TASK GOAL: Starting at the line containing "Emit a LaTeX", please quote every line up to and including the line containing "(f#1) at (#2+120,#3+83)", exactly, and nothing beyond.

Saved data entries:
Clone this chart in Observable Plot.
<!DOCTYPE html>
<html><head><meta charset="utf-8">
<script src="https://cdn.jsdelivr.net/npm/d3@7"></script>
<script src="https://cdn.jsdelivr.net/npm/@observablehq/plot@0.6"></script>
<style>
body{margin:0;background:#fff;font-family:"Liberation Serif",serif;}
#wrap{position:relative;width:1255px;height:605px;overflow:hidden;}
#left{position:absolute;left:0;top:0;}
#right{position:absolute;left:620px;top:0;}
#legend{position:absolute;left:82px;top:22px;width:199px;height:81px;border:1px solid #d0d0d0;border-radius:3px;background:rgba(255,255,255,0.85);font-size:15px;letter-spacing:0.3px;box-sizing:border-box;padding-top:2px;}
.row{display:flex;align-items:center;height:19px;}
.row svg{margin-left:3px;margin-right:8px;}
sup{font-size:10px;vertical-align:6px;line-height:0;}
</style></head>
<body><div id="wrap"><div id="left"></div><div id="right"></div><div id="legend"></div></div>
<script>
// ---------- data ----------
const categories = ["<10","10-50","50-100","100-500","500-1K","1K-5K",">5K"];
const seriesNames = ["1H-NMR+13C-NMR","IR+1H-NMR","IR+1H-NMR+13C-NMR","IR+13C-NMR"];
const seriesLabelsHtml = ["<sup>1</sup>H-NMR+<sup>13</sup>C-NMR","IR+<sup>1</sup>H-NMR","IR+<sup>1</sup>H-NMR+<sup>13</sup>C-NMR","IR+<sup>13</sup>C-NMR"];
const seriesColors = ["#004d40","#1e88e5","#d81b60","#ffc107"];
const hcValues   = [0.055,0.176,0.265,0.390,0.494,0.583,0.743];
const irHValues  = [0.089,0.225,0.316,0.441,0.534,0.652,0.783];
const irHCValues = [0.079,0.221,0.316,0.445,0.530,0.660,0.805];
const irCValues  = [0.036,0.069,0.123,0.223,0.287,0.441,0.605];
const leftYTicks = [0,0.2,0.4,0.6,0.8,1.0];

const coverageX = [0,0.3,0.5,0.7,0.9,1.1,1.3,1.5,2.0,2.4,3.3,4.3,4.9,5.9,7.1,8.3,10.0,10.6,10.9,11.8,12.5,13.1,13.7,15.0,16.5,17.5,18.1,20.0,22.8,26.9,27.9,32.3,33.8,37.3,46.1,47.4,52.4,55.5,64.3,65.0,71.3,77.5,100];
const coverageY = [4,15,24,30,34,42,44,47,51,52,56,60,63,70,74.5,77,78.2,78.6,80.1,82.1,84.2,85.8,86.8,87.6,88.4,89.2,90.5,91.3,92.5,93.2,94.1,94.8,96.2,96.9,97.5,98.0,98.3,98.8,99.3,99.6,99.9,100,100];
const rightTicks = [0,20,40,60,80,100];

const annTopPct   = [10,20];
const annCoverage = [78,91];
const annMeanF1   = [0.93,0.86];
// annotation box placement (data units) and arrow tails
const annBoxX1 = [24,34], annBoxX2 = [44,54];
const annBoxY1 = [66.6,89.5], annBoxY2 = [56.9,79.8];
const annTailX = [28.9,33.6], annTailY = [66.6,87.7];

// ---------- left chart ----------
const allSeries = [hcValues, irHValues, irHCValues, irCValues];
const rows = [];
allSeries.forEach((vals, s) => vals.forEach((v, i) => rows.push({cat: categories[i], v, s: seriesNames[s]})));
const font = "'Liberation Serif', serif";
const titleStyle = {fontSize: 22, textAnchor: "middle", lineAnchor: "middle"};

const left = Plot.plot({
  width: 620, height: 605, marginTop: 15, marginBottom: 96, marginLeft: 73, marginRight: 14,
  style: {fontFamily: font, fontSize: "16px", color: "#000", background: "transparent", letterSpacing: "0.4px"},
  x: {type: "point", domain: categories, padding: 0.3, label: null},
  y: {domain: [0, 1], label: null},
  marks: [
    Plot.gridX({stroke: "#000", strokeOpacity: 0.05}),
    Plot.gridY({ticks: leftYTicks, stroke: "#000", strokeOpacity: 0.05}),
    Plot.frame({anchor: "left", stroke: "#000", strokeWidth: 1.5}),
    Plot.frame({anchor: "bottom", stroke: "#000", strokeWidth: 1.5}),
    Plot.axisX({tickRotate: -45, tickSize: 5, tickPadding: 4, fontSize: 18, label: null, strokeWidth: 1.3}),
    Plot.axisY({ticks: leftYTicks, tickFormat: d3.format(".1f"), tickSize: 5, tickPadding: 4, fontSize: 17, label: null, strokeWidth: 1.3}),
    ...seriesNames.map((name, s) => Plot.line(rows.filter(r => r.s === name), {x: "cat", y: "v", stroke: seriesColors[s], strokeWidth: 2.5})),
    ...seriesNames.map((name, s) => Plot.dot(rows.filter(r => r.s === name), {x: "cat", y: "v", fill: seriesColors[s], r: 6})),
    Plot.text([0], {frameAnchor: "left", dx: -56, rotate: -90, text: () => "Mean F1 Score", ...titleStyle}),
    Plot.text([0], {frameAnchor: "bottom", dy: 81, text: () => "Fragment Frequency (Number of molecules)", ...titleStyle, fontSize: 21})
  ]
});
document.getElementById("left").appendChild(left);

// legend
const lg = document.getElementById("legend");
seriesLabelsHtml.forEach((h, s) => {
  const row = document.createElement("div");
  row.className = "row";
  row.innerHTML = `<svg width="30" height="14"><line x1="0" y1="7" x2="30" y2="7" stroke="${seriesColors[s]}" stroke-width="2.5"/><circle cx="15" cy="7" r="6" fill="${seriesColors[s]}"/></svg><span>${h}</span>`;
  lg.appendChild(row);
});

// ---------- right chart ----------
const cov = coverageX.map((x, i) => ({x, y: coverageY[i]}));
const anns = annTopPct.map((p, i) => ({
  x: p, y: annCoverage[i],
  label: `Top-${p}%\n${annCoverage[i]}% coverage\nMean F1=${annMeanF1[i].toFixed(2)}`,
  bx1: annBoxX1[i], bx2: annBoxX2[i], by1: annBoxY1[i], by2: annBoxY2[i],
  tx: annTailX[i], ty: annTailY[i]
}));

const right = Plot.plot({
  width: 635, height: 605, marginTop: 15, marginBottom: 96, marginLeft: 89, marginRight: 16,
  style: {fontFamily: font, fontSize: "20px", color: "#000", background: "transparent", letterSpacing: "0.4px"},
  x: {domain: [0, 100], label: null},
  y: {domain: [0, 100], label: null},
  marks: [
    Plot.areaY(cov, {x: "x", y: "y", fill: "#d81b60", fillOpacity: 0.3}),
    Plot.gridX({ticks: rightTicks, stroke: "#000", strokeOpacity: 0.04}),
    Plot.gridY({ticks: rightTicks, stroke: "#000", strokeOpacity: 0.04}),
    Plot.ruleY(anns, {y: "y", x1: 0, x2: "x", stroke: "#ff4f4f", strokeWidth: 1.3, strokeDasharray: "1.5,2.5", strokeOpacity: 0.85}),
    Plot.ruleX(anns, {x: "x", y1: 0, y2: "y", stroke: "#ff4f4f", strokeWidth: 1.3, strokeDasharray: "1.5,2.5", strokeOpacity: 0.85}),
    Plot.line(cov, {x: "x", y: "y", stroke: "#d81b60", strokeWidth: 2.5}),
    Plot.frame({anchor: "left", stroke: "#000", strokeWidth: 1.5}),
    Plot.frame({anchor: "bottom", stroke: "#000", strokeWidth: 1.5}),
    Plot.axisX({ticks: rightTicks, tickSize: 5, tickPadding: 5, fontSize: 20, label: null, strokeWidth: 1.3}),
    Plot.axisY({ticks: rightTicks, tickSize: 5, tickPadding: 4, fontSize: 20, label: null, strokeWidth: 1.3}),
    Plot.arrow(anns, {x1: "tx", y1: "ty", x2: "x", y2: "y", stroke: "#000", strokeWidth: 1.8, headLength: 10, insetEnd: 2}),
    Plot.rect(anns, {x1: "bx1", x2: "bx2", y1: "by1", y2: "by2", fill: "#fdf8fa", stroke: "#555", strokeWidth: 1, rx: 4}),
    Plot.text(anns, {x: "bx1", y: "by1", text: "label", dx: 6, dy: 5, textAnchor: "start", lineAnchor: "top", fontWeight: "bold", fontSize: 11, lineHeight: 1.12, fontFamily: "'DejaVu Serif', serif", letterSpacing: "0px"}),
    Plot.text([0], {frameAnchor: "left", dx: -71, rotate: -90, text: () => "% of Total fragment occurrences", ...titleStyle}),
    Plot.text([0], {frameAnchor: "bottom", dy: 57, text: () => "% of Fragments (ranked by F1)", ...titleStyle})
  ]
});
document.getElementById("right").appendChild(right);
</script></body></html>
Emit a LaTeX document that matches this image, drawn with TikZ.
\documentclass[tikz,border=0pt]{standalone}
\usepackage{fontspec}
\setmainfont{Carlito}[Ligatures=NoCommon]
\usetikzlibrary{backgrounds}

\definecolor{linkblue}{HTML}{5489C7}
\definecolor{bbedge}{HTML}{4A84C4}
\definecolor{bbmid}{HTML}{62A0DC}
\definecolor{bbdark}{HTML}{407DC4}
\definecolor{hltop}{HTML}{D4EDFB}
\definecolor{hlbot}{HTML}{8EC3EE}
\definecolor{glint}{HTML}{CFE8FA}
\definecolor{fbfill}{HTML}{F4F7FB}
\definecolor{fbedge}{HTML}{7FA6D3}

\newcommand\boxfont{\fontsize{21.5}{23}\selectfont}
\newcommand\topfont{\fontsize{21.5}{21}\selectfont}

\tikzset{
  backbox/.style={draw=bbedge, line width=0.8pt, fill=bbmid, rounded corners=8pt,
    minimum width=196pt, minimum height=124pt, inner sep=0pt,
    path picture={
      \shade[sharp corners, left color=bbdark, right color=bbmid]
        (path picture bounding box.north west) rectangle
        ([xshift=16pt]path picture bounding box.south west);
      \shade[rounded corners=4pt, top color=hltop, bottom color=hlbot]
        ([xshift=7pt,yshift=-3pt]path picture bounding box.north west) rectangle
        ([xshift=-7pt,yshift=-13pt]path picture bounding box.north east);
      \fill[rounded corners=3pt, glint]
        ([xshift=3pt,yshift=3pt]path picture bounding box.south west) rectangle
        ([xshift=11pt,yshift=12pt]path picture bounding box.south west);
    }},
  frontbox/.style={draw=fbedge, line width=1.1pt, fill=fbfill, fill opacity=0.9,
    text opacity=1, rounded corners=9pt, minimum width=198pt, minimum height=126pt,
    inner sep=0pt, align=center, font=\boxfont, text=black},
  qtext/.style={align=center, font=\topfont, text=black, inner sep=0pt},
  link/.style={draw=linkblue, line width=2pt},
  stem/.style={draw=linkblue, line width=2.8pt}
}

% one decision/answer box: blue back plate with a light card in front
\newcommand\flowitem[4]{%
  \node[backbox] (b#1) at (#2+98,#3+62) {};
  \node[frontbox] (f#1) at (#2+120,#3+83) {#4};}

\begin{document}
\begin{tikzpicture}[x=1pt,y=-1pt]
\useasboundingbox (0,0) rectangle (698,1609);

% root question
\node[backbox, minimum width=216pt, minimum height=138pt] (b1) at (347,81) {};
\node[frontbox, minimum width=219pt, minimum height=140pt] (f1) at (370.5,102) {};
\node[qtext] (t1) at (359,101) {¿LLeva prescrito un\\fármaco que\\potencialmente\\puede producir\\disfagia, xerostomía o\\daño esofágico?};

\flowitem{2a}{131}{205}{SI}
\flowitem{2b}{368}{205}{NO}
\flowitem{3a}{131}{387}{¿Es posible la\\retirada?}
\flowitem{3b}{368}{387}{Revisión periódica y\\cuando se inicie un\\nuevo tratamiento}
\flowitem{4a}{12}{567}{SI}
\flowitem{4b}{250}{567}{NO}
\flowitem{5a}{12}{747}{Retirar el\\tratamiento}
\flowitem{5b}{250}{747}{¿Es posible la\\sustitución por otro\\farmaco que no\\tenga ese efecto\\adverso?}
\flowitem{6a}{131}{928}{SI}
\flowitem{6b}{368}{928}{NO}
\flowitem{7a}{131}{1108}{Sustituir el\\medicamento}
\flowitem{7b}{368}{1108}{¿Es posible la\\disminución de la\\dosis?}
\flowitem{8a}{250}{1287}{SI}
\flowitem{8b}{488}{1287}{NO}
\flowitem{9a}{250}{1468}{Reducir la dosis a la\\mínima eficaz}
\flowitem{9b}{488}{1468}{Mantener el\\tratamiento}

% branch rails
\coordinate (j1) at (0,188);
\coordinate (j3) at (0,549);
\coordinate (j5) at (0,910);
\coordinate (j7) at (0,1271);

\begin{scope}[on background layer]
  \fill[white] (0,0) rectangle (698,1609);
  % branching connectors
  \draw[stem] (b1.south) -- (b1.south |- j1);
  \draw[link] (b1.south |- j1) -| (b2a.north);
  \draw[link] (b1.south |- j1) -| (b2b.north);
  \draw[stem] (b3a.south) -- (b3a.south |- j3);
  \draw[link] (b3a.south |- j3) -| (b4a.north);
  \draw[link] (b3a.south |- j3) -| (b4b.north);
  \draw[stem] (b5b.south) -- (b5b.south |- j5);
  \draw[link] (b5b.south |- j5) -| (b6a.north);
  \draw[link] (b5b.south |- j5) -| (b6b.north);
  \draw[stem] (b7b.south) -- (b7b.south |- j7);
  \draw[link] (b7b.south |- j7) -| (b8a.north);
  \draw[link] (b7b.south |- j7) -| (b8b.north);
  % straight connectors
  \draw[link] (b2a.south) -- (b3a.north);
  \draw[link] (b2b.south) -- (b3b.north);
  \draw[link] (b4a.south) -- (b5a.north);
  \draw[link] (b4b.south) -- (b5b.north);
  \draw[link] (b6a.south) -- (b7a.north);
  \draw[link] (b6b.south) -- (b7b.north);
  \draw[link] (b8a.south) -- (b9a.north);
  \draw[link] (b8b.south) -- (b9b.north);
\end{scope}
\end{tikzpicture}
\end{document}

TASK RESULT:
Emit a LaTeX document that matches this image, drawn with TikZ.
\documentclass[tikz,border=0pt]{standalone}
\usepackage{fontspec}
\setmainfont{Carlito}[Ligatures=NoCommon]
\usetikzlibrary{backgrounds}

\definecolor{linkblue}{HTML}{5489C7}
\definecolor{bbedge}{HTML}{4A84C4}
\definecolor{bbmid}{HTML}{62A0DC}
\definecolor{bbdark}{HTML}{407DC4}
\definecolor{hltop}{HTML}{D4EDFB}
\definecolor{hlbot}{HTML}{8EC3EE}
\definecolor{glint}{HTML}{CFE8FA}
\definecolor{fbfill}{HTML}{F4F7FB}
\definecolor{fbedge}{HTML}{7FA6D3}

\newcommand\boxfont{\fontsize{21.5}{23}\selectfont}
\newcommand\topfont{\fontsize{21.5}{21}\selectfont}

\tikzset{
  backbox/.style={draw=bbedge, line width=0.8pt, fill=bbmid, rounded corners=8pt,
    minimum width=196pt, minimum height=124pt, inner sep=0pt,
    path picture={
      \shade[sharp corners, left color=bbdark, right color=bbmid]
        (path picture bounding box.north west) rectangle
        ([xshift=16pt]path picture bounding box.south west);
      \shade[rounded corners=4pt, top color=hltop, bottom color=hlbot]
        ([xshift=7pt,yshift=-3pt]path picture bounding box.north west) rectangle
        ([xshift=-7pt,yshift=-13pt]path picture bounding box.north east);
      \fill[rounded corners=3pt, glint]
        ([xshift=3pt,yshift=3pt]path picture bounding box.south west) rectangle
        ([xshift=11pt,yshift=12pt]path picture bounding box.south west);
    }},
  frontbox/.style={draw=fbedge, line width=1.1pt, fill=fbfill, fill opacity=0.9,
    text opacity=1, rounded corners=9pt, minimum width=198pt, minimum height=126pt,
    inner sep=0pt, align=center, font=\boxfont, text=black},
  qtext/.style={align=center, font=\topfont, text=black, inner sep=0pt},
  link/.style={draw=linkblue, line width=2pt},
  stem/.style={draw=linkblue, line width=2.8pt}
}

% one decision/answer box: blue back plate with a light card in front
\newcommand\flowitem[4]{%
  \node[backbox] (b#1) at (#2+98,#3+62) {};
  \node[frontbox] (f#1) at (#2+120,#3+83) {#4};}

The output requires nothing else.